▽

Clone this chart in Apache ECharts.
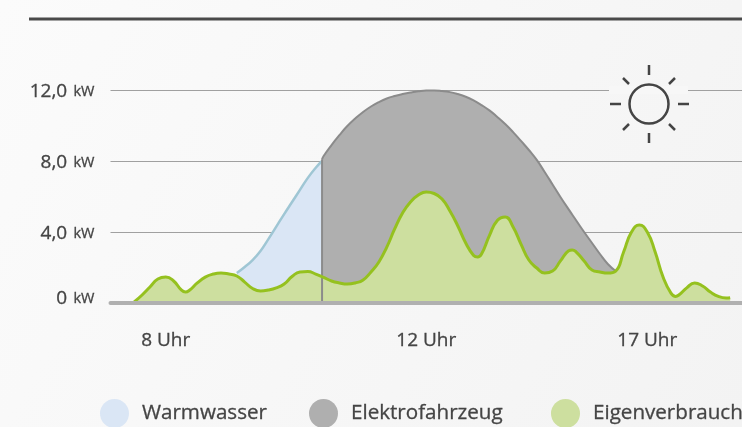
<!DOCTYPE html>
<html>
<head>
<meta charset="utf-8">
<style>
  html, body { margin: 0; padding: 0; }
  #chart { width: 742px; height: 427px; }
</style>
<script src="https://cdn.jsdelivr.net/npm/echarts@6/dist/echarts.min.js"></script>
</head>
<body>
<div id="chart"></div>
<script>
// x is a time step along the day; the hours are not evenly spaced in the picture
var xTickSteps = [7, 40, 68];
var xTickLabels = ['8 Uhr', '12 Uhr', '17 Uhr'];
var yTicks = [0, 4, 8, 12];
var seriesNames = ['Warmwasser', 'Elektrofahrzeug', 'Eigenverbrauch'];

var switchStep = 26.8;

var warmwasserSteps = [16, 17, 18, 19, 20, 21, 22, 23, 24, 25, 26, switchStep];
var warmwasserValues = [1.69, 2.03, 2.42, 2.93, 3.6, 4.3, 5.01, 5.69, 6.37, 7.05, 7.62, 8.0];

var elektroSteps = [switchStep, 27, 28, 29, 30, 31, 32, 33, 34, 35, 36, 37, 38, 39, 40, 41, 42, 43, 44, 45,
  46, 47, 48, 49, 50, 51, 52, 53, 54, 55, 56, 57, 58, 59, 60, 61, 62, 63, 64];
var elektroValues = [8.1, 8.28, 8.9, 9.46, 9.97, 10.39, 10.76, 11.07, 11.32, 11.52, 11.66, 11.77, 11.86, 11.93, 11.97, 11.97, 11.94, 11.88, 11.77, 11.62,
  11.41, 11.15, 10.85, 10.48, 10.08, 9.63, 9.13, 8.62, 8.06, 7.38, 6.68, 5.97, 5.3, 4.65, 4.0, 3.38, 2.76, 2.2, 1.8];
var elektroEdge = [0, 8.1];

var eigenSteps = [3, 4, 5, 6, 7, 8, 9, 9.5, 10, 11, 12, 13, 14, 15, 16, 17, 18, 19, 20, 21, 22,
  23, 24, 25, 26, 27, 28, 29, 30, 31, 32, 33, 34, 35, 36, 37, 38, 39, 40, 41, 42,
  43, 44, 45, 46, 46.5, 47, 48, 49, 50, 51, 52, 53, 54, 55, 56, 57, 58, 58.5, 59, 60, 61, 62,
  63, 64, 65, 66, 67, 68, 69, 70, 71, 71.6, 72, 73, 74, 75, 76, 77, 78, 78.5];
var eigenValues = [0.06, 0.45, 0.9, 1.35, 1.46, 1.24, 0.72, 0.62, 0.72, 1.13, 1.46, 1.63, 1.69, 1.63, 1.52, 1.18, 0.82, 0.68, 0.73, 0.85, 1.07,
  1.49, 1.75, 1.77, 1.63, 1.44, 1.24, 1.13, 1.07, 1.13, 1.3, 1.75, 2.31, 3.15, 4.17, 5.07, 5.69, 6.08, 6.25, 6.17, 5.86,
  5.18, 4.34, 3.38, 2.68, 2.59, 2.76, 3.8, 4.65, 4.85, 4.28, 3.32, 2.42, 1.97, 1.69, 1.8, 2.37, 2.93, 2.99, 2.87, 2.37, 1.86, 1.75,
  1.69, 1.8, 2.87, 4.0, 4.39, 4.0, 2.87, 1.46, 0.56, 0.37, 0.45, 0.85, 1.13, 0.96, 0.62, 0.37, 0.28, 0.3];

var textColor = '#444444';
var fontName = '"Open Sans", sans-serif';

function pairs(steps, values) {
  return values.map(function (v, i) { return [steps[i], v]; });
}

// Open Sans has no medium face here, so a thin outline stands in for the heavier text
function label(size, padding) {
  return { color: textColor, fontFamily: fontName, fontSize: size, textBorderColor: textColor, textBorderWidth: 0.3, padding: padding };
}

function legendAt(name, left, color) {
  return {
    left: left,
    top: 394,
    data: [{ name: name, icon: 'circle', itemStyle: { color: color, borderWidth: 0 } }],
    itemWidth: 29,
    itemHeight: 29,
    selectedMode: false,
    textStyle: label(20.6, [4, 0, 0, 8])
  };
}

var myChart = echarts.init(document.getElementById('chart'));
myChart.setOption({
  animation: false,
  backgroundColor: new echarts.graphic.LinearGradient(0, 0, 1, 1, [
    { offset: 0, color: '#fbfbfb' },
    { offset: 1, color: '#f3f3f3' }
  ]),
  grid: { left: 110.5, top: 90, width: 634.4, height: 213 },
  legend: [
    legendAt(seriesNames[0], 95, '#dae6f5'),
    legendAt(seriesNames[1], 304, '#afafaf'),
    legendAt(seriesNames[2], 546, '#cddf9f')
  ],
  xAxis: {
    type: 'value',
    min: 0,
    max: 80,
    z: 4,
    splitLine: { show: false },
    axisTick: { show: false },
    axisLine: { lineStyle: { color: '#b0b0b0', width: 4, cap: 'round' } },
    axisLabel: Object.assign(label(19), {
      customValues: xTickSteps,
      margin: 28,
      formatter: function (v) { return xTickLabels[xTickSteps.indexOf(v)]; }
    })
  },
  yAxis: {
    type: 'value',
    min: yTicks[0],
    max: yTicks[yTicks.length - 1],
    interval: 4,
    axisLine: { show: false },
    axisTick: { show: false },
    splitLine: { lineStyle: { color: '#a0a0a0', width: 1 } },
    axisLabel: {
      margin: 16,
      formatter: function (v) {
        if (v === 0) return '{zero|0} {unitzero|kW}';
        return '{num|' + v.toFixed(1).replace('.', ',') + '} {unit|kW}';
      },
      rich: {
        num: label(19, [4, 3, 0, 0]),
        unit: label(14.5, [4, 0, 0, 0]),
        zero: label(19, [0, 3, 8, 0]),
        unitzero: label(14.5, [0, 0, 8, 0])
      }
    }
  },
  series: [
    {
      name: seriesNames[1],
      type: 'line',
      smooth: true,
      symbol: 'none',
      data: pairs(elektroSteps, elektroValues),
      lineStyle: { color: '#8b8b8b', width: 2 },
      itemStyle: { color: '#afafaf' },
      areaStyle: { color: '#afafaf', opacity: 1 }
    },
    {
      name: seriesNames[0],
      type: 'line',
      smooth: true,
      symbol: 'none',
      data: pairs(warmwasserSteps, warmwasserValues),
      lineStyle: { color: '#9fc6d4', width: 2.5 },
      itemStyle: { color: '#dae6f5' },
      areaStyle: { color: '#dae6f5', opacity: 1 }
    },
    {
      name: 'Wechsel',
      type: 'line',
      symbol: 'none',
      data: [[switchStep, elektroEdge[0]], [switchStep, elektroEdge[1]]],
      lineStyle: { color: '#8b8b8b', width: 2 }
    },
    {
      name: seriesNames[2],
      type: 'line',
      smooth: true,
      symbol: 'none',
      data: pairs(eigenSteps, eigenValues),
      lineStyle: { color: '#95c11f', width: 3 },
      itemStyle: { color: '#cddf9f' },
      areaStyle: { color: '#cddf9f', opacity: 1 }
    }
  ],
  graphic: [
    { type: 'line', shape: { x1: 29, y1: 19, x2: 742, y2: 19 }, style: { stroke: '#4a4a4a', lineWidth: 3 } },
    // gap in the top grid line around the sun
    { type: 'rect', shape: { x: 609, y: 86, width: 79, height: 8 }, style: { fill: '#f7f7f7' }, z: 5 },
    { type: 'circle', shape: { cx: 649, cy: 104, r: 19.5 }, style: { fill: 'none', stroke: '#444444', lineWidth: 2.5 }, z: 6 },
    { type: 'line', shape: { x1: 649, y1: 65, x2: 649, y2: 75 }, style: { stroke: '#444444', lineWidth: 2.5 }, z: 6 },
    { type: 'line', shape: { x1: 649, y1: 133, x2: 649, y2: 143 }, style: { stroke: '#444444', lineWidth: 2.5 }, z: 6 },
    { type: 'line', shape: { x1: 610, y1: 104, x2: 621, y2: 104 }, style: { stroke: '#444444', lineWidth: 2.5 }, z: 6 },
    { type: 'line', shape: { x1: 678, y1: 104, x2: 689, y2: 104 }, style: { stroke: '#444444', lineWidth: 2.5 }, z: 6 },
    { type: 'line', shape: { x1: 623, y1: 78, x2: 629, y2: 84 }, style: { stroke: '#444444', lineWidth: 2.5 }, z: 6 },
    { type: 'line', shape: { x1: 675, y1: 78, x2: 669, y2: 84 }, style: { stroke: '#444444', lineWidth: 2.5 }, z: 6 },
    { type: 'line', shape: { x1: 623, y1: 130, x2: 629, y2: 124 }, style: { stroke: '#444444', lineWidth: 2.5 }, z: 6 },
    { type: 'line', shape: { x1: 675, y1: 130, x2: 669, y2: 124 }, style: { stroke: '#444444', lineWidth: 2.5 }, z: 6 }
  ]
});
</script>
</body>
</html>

△

### What is expected
Repeat the listing above exactly from its first line to the line containing "var elektroEdge = [0, 8.1];", both included, and omit the pictures.

### The response
Clone this chart in Apache ECharts.
<!DOCTYPE html>
<html>
<head>
<meta charset="utf-8">
<style>
  html, body { margin: 0; padding: 0; }
  #chart { width: 742px; height: 427px; }
</style>
<script src="https://cdn.jsdelivr.net/npm/echarts@6/dist/echarts.min.js"></script>
</head>
<body>
<div id="chart"></div>
<script>
// x is a time step along the day; the hours are not evenly spaced in the picture
var xTickSteps = [7, 40, 68];
var xTickLabels = ['8 Uhr', '12 Uhr', '17 Uhr'];
var yTicks = [0, 4, 8, 12];
var seriesNames = ['Warmwasser', 'Elektrofahrzeug', 'Eigenverbrauch'];

var switchStep = 26.8;

var warmwasserSteps = [16, 17, 18, 19, 20, 21, 22, 23, 24, 25, 26, switchStep];
var warmwasserValues = [1.69, 2.03, 2.42, 2.93, 3.6, 4.3, 5.01, 5.69, 6.37, 7.05, 7.62, 8.0];

var elektroSteps = [switchStep, 27, 28, 29, 30, 31, 32, 33, 34, 35, 36, 37, 38, 39, 40, 41, 42, 43, 44, 45,
  46, 47, 48, 49, 50, 51, 52, 53, 54, 55, 56, 57, 58, 59, 60, 61, 62, 63, 64];
var elektroValues = [8.1, 8.28, 8.9, 9.46, 9.97, 10.39, 10.76, 11.07, 11.32, 11.52, 11.66, 11.77, 11.86, 11.93, 11.97, 11.97, 11.94, 11.88, 11.77, 11.62,
  11.41, 11.15, 10.85, 10.48, 10.08, 9.63, 9.13, 8.62, 8.06, 7.38, 6.68, 5.97, 5.3, 4.65, 4.0, 3.38, 2.76, 2.2, 1.8];
var elektroEdge = [0, 8.1];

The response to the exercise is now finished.